▸ Given exercise:
Starting from the top of the material, restate each line exactly until the line that contains "const groups = ['CTR', '-', 'BrP', 'AM'];", which is also copied. Pictures are excluded.

▸ Data section:
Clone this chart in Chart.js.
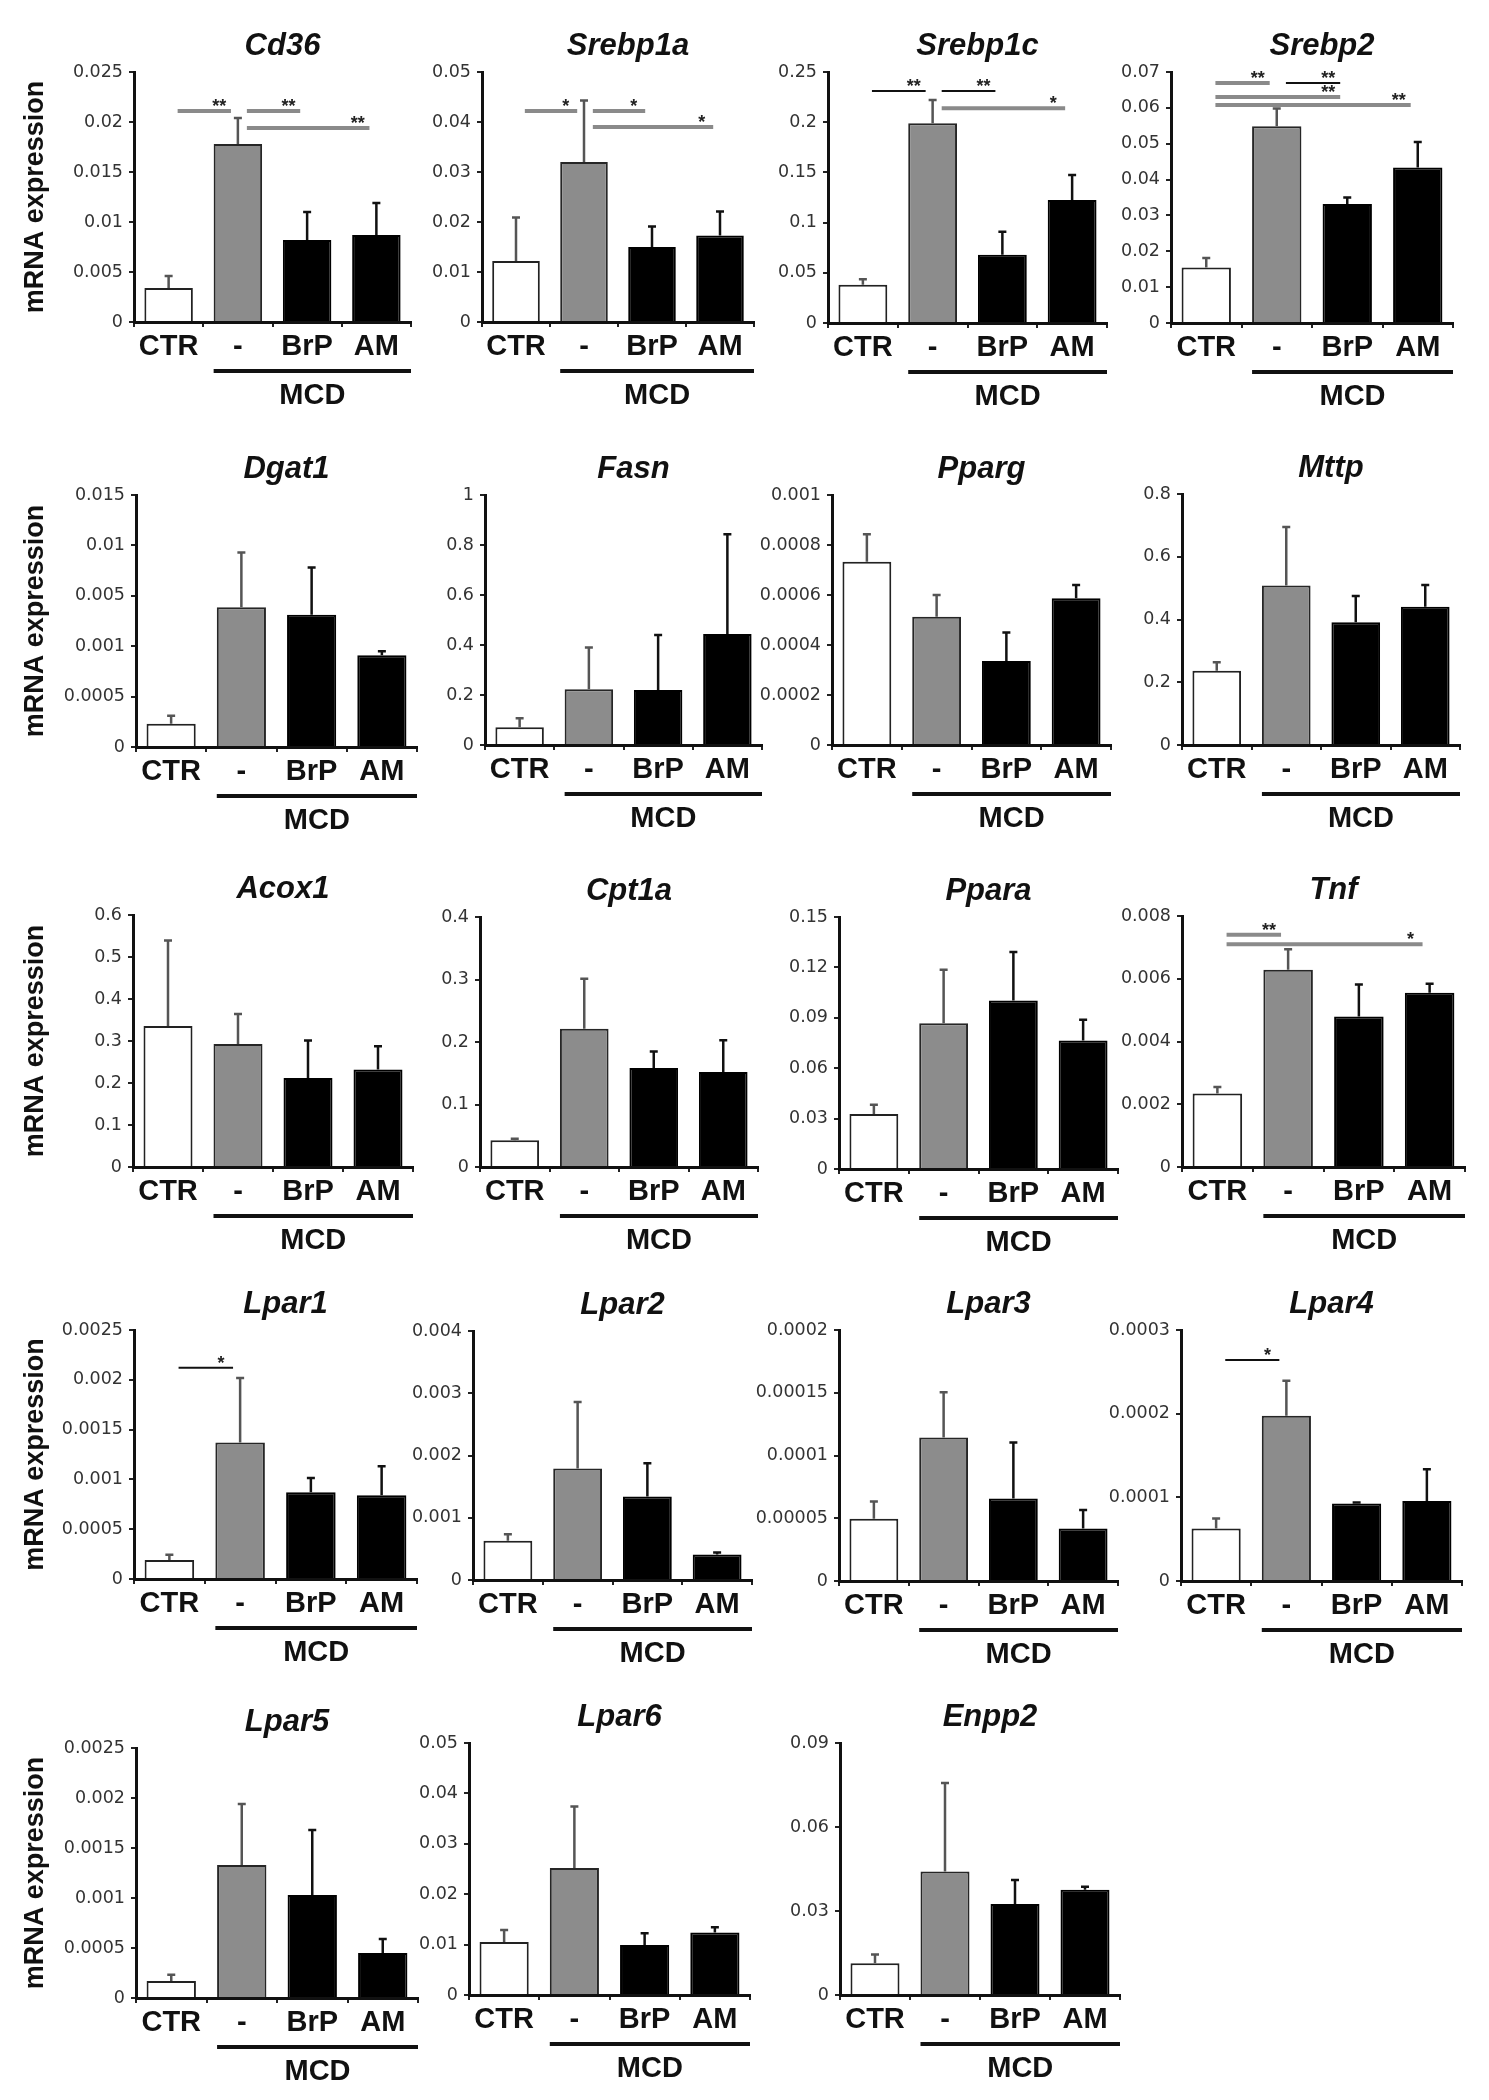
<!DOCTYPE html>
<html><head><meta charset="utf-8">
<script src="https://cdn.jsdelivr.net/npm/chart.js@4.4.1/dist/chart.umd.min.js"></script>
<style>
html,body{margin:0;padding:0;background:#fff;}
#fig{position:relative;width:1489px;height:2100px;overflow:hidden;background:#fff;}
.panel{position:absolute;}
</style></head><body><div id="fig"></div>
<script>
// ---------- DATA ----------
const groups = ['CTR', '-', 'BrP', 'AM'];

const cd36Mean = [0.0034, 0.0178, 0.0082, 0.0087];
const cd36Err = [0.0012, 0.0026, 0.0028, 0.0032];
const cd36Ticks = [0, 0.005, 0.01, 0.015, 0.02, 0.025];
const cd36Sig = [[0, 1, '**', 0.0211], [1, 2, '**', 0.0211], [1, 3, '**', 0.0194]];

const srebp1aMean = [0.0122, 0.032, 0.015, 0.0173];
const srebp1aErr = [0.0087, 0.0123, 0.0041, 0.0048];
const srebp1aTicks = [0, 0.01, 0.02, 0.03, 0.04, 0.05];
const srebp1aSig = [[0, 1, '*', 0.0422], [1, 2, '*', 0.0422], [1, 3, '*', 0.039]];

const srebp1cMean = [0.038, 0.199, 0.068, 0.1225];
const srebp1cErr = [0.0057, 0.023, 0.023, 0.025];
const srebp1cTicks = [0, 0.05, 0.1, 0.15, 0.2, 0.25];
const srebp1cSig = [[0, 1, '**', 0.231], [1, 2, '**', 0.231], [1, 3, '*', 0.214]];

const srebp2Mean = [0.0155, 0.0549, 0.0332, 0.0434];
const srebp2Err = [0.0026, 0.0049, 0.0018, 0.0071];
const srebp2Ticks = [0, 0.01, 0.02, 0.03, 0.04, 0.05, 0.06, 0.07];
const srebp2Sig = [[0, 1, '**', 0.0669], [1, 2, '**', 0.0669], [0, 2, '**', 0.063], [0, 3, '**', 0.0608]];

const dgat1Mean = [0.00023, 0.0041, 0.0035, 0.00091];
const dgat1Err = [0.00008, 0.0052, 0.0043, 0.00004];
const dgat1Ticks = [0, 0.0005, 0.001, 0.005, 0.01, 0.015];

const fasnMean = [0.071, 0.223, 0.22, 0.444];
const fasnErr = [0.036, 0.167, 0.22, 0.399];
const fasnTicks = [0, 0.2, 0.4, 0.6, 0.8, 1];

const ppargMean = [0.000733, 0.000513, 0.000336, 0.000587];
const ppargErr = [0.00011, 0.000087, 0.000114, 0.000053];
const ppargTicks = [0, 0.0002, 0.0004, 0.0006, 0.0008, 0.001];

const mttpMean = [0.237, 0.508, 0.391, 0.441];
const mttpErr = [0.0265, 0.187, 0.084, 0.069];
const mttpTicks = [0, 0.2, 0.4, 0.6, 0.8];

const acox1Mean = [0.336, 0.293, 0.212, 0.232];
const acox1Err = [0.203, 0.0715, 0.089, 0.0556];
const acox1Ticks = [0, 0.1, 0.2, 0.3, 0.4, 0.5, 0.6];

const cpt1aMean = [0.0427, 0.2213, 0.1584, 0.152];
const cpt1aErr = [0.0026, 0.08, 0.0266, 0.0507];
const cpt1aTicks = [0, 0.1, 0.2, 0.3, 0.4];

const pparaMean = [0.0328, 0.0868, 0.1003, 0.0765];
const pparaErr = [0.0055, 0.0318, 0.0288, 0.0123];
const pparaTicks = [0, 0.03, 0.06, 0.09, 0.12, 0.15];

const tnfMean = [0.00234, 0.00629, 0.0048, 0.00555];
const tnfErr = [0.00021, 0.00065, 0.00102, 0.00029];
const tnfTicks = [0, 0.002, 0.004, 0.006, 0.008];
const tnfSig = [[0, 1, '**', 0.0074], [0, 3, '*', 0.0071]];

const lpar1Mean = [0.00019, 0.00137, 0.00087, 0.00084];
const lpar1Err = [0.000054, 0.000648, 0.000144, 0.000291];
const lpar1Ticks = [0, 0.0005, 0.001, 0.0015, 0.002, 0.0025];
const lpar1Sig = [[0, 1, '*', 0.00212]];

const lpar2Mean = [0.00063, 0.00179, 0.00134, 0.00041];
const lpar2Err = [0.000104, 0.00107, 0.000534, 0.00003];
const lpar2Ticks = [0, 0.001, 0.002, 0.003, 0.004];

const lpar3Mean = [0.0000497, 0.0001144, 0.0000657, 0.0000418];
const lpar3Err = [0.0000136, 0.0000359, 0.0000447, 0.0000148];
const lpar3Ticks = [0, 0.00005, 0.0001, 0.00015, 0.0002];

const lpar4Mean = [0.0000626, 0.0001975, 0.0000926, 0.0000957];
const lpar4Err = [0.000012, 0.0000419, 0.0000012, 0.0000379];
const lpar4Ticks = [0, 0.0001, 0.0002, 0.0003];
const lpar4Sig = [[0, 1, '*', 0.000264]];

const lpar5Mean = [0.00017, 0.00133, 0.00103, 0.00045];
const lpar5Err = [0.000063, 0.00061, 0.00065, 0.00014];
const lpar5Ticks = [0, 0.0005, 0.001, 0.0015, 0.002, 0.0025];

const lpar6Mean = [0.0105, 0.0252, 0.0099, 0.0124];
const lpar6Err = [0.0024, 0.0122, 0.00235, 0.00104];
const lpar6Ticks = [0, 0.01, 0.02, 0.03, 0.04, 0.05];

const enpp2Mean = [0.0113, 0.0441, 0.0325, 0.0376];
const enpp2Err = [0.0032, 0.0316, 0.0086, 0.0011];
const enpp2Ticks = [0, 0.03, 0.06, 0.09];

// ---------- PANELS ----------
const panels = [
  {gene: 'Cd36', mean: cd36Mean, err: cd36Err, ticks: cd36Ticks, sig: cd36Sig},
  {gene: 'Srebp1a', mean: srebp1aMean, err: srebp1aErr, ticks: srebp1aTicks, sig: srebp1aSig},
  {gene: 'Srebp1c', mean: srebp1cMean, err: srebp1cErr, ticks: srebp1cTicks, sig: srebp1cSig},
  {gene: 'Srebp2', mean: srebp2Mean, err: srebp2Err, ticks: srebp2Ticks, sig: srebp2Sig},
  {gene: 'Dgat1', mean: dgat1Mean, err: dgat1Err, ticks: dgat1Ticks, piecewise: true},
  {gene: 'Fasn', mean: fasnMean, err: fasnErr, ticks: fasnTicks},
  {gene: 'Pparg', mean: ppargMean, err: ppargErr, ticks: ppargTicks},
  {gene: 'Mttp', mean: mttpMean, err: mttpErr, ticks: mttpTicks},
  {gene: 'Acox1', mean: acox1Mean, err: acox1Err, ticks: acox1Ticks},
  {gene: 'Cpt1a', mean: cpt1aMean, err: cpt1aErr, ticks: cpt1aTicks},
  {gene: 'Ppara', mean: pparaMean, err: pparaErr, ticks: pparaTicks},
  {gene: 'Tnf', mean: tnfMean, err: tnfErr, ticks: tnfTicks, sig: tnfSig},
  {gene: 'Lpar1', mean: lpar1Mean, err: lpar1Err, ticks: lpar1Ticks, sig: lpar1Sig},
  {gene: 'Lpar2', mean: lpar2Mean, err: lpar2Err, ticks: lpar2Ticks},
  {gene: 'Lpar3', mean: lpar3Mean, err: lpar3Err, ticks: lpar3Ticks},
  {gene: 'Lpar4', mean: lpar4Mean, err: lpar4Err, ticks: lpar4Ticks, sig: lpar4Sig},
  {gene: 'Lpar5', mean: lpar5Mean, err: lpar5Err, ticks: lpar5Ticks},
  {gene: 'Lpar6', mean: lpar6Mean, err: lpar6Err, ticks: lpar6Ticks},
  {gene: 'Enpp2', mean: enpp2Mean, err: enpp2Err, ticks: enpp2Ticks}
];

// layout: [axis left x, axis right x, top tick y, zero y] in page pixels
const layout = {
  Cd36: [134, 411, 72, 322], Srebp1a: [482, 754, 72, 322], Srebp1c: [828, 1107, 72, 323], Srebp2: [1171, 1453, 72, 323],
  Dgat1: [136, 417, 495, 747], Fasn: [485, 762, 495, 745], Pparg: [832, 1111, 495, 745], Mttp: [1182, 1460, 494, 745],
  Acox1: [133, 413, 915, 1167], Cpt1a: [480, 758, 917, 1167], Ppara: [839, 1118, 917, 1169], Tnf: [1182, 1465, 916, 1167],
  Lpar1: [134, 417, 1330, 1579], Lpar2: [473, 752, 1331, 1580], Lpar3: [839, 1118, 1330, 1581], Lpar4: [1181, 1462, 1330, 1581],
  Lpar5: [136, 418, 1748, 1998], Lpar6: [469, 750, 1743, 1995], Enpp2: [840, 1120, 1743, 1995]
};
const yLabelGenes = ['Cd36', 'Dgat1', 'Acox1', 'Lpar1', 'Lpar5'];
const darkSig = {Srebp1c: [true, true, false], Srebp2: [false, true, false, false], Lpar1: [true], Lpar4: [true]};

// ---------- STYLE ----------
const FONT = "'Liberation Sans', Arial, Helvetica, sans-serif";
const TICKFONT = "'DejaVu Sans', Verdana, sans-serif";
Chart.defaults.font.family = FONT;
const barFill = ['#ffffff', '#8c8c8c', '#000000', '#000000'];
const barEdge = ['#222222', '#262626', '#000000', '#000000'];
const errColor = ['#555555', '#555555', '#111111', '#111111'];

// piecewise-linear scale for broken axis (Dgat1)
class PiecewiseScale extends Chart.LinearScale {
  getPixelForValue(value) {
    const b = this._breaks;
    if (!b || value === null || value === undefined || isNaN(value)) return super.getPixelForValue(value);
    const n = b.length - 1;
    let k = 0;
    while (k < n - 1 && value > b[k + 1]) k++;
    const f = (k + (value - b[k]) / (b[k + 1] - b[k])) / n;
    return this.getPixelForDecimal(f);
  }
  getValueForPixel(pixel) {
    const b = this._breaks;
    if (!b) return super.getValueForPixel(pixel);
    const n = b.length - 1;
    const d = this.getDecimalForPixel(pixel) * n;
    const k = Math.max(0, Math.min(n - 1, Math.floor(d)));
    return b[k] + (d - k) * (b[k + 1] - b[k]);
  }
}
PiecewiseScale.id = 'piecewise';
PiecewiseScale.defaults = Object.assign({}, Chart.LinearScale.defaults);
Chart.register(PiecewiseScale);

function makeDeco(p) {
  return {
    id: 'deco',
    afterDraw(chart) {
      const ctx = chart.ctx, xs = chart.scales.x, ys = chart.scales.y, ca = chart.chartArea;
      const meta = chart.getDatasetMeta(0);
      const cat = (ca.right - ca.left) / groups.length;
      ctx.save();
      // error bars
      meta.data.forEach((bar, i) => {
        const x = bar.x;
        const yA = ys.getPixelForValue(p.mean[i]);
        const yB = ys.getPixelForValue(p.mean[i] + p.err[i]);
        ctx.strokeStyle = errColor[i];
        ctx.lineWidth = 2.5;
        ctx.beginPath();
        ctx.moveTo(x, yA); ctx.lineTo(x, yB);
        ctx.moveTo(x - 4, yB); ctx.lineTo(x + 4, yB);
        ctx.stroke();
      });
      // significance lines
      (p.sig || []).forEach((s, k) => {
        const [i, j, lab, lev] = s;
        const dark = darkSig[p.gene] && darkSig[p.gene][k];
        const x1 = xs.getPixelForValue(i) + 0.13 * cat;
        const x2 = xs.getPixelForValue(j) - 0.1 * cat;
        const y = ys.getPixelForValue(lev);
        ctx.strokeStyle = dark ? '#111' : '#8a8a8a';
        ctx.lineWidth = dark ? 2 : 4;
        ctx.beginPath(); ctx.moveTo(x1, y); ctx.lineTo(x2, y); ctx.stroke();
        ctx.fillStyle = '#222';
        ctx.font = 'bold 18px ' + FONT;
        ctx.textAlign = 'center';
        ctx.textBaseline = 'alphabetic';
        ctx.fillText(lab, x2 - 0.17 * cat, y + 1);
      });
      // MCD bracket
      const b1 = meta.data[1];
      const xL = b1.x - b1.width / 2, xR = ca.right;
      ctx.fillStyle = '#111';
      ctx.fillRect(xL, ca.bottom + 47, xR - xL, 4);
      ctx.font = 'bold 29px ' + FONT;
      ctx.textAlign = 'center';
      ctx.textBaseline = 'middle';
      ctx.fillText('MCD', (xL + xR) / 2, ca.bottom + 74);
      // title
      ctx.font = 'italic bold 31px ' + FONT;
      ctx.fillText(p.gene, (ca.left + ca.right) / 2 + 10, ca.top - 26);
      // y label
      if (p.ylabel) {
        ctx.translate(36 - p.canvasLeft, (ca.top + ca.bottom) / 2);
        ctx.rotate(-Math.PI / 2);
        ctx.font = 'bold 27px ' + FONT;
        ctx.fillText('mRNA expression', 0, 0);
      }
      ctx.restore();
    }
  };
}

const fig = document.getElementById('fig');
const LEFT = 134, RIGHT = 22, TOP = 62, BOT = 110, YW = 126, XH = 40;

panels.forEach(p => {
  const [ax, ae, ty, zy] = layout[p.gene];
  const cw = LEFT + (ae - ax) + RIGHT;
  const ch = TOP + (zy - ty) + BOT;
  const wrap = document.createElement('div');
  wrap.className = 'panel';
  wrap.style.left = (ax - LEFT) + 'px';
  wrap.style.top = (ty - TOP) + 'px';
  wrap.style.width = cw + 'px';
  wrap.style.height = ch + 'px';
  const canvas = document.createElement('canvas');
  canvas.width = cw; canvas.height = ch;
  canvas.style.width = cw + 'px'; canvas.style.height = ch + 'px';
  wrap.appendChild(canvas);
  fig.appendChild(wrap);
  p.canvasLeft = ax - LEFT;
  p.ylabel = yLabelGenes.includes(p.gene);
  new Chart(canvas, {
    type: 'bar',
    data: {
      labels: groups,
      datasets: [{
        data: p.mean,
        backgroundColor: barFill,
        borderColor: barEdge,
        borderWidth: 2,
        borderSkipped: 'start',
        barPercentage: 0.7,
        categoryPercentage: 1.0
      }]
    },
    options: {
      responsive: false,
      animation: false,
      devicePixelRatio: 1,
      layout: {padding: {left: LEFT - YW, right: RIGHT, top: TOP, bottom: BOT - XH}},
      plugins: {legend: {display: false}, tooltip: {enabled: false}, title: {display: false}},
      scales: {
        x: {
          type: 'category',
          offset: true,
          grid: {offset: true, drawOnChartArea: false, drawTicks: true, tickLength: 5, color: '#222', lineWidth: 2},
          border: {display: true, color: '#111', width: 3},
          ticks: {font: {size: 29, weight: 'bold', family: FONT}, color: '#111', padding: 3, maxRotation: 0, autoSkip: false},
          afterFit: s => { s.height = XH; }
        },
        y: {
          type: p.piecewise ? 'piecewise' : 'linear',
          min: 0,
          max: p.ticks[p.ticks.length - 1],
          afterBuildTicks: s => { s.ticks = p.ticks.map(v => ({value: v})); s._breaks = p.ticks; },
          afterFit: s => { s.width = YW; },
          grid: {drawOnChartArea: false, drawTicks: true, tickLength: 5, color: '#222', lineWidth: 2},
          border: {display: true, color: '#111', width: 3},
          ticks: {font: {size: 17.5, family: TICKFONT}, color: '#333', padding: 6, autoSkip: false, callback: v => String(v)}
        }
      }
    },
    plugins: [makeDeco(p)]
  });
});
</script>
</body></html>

▸ Result for this task:
Clone this chart in Chart.js.
<!DOCTYPE html>
<html><head><meta charset="utf-8">
<script src="https://cdn.jsdelivr.net/npm/chart.js@4.4.1/dist/chart.umd.min.js"></script>
<style>
html,body{margin:0;padding:0;background:#fff;}
#fig{position:relative;width:1489px;height:2100px;overflow:hidden;background:#fff;}
.panel{position:absolute;}
</style></head><body><div id="fig"></div>
<script>
// ---------- DATA ----------
const groups = ['CTR', '-', 'BrP', 'AM'];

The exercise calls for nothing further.